Personalization. Generic cold emails convert below 2% reply rate. AI-assisted personalization, where the message is built around the prospect’s latest LinkedIn post or recent company news, can push reply rates to 8–12%. This does not happen automatically — the rep still reviews and adjusts.

CRM hygiene. Post-meeting notes, follow-up email drafts, and CRM field updates consume 20–30% of a rep’s time. AI assistants integrated with the CRM reduce this administrative burden by 60–70%.

What AI does not do: build trust with a customer. Read the room in a negotiation. Respond to buyer hesitation with contextual judgment. Selling is a human discipline; AI is a tool.

Practical First Steps

If you want to improve your B2B sales process starting tomorrow:

Write out who your ideal customer actually is. Not “all SMBs” — a specific description: industry, size, problem you solve, typical decision-maker title. If you cannot write this on half a page, your sales strategy is equally unclear.
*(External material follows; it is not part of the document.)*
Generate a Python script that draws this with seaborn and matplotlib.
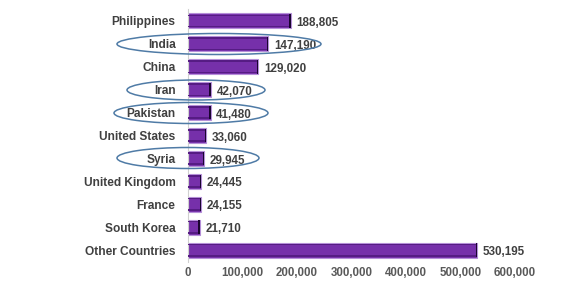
import matplotlib
matplotlib.use("Agg")
import matplotlib.pyplot as plt
from matplotlib.patches import Ellipse, Rectangle
import seaborn as sns
import pandas as pd

countries = ["Philippines", "India", "China", "Iran", "Pakistan", "United States",
             "Syria", "United Kingdom", "France", "South Korea", "Other Countries"]
values = [188805, 147190, 129020, 42070, 41480, 33060, 29945, 24445, 24155, 21710, 530195]
x_ticks = [0, 100000, 200000, 300000, 400000, 500000, 600000]
highlighted = ["India", "Iran", "Pakistan", "Syria"]

sns.set_theme(style="white")
plt.rcParams["font.family"] = ["Liberation Sans", "DejaVu Sans"]

df = pd.DataFrame({"country": countries, "value": values})

fig = plt.figure(figsize=(5.63, 2.94), dpi=100)
ax = fig.add_axes([0.334, 0.11, 0.581, 0.858])

sns.barplot(data=df, x="value", y="country", orient="h", color="#7630AA",
            saturation=1, width=0.66, edgecolor="#b58fd8", linewidth=0.8, ax=ax)

# bevel-style shading: darker inner strips along the long edges and a dark end cap
for bar in ax.patches[:len(values)]:
    x0, y0 = bar.get_x(), bar.get_y()
    w, h = bar.get_width(), bar.get_height()
    ax.add_patch(Rectangle((x0, y0 + h * 0.08), w, h * 0.1, facecolor="#561c84",
                           edgecolor="none", zorder=3))
    ax.add_patch(Rectangle((x0, y0 + h * 0.82), w, h * 0.1, facecolor="#561c84",
                           edgecolor="none", zorder=3))
    cap = 2800
    ax.add_patch(Rectangle((x0 + w - cap, y0 + h * 0.05), cap, h * 0.9,
                           facecolor="#1a0530", edgecolor="none", zorder=4))

labels = [f"{v:,}" for v in values]
texts = ax.bar_label(ax.containers[0], labels=labels, padding=4, fontsize=8.4,
                     fontweight="bold", color="#404040")
for t in texts:
    t.xyann = (4, -1.5)

ax.set_xlim(0, 600000)
ax.set_ylim(len(values) - 0.5, -0.5)
ax.set_xticks(x_ticks)
ax.set_xticklabels([f"{t:,}" for t in x_ticks])
ax.set_xlabel("")
ax.set_ylabel("")
ax.tick_params(axis="both", length=0)
ax.tick_params(axis="y", pad=9, labelsize=8.6, labelcolor="#404040")
ax.tick_params(axis="x", pad=4, labelsize=8.3, labelcolor="#595959")
for lab in ax.get_xticklabels() + ax.get_yticklabels():
    lab.set_fontweight("bold")

for side in ["top", "right", "bottom"]:
    ax.spines[side].set_visible(False)
ax.spines["left"].set_color("#d0d0d0")
ax.spines["left"].set_linewidth(0.8)

# ellipses around the highlighted country names (figure pixel coords)
ellipse_specs = {
    "India": (219, 44, 204, 21),
    "Iran": (196, 90, 138, 20),
    "Pakistan": (191, 113, 154, 21),
    "Syria": (188, 158, 142, 21),
}
W, H = 563, 294
for name in highlighted:
    cx, cy, ew, eh = ellipse_specs[name]
    fig.patches.append(Ellipse((cx / W, 1 - cy / H), ew / W, eh / H,
                               transform=fig.transFigure, fill=False,
                               edgecolor="#4f7ba6", linewidth=1.1, zorder=10))

fig.savefig("out.png", dpi=100)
Audit your CRM. Are there leads that have not been contacted in 30 days? Are pipeline stages ambiguous? Fix these before adding new activity.

Run a one-month follow-up experiment: re-contact 20 “dead” leads from your list with a specific message addressing something relevant to their current situation. Track reply rate.

Collect your last three won deals and last three losses. Find the pattern: what separated them? The best learning in B2B sales often comes not from acquiring new frameworks but from reading your own data.